*Data records*:
<<<<
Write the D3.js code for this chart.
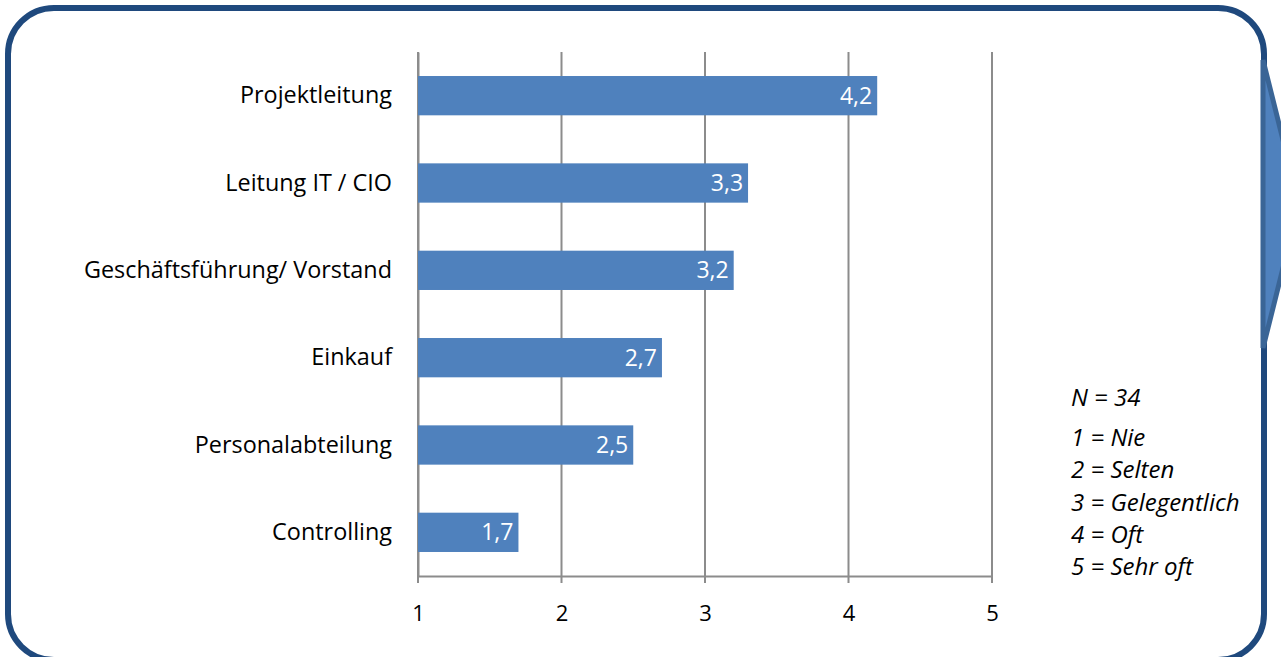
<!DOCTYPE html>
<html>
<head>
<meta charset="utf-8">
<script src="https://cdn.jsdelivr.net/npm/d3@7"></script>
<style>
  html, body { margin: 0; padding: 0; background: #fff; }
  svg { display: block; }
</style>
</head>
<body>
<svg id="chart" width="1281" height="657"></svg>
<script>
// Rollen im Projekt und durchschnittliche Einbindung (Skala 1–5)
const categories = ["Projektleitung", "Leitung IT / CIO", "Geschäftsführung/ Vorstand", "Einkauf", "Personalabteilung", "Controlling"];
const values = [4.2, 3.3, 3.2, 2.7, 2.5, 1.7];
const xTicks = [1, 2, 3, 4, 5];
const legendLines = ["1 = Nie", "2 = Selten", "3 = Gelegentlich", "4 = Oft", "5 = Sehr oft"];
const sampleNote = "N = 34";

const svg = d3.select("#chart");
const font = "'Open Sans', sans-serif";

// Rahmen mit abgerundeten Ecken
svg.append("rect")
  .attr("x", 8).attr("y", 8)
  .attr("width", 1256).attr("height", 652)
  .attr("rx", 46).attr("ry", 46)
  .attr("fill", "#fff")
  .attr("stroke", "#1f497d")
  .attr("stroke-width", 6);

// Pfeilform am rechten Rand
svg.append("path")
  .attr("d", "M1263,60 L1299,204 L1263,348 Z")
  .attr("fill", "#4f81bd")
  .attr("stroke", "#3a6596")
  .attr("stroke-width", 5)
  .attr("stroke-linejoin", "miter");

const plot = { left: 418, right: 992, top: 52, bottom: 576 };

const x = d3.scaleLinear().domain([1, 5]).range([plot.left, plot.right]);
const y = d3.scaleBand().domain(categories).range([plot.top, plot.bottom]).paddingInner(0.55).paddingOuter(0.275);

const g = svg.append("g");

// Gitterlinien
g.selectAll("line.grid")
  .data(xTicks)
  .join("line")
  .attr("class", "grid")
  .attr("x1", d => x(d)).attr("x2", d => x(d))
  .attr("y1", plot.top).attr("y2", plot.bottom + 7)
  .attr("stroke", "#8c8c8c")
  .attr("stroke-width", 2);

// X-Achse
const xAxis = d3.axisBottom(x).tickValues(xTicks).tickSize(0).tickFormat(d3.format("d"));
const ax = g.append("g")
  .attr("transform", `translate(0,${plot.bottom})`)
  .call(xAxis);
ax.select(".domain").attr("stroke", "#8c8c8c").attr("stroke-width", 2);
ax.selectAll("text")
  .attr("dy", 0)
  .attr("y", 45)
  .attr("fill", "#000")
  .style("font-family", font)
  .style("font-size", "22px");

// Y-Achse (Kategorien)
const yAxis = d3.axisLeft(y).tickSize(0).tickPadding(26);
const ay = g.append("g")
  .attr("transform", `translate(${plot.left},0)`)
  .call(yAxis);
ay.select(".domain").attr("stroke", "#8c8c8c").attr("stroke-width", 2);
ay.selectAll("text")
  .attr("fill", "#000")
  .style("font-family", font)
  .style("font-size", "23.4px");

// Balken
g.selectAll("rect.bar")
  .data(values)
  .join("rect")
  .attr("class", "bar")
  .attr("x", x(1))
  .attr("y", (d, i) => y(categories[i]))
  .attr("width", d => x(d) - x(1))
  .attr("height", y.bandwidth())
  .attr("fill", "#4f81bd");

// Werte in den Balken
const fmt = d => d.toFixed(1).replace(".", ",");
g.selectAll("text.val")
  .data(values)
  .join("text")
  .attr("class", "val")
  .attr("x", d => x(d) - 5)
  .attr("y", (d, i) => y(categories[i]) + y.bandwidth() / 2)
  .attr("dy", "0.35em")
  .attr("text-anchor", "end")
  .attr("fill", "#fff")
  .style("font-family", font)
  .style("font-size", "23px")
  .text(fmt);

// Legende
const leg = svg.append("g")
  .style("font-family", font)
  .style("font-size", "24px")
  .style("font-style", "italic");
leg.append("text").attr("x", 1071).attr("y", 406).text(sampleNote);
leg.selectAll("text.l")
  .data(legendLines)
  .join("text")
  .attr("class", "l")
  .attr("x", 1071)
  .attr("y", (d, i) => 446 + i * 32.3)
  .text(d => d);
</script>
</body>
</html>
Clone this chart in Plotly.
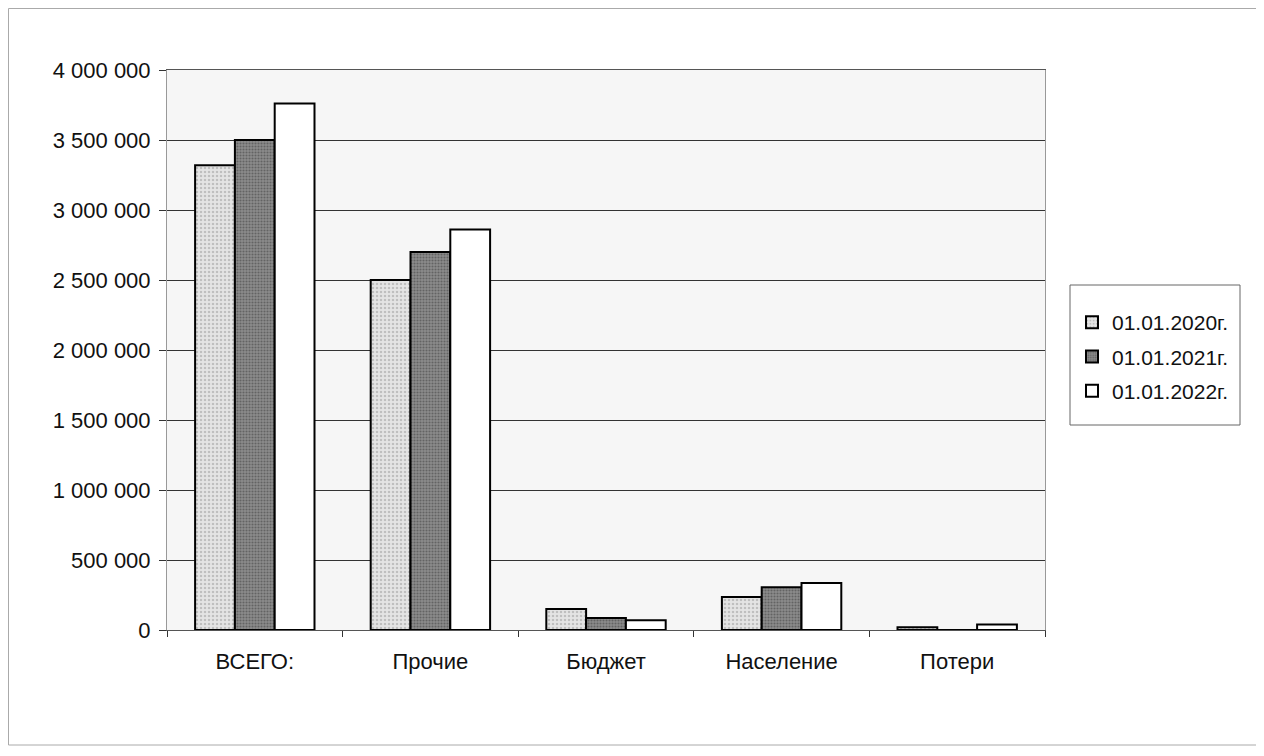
>>>>
*The task*: From the opening line of the entries above to the line containing "52, bottom: 576", please transcribe each line exactly, skipping every picture.

*Solution to this problem*:
Write the D3.js code for this chart.
<!DOCTYPE html>
<html>
<head>
<meta charset="utf-8">
<script src="https://cdn.jsdelivr.net/npm/d3@7"></script>
<style>
  html, body { margin: 0; padding: 0; background: #fff; }
  svg { display: block; }
</style>
</head>
<body>
<svg id="chart" width="1281" height="657"></svg>
<script>
// Rollen im Projekt und durchschnittliche Einbindung (Skala 1–5)
const categories = ["Projektleitung", "Leitung IT / CIO", "Geschäftsführung/ Vorstand", "Einkauf", "Personalabteilung", "Controlling"];
const values = [4.2, 3.3, 3.2, 2.7, 2.5, 1.7];
const xTicks = [1, 2, 3, 4, 5];
const legendLines = ["1 = Nie", "2 = Selten", "3 = Gelegentlich", "4 = Oft", "5 = Sehr oft"];
const sampleNote = "N = 34";

const svg = d3.select("#chart");
const font = "'Open Sans', sans-serif";

// Rahmen mit abgerundeten Ecken
svg.append("rect")
  .attr("x", 8).attr("y", 8)
  .attr("width", 1256).attr("height", 652)
  .attr("rx", 46).attr("ry", 46)
  .attr("fill", "#fff")
  .attr("stroke", "#1f497d")
  .attr("stroke-width", 6);

// Pfeilform am rechten Rand
svg.append("path")
  .attr("d", "M1263,60 L1299,204 L1263,348 Z")
  .attr("fill", "#4f81bd")
  .attr("stroke", "#3a6596")
  .attr("stroke-width", 5)
  .attr("stroke-linejoin", "miter");

const plot = { left: 418, right: 992, top: 52, bottom: 576 };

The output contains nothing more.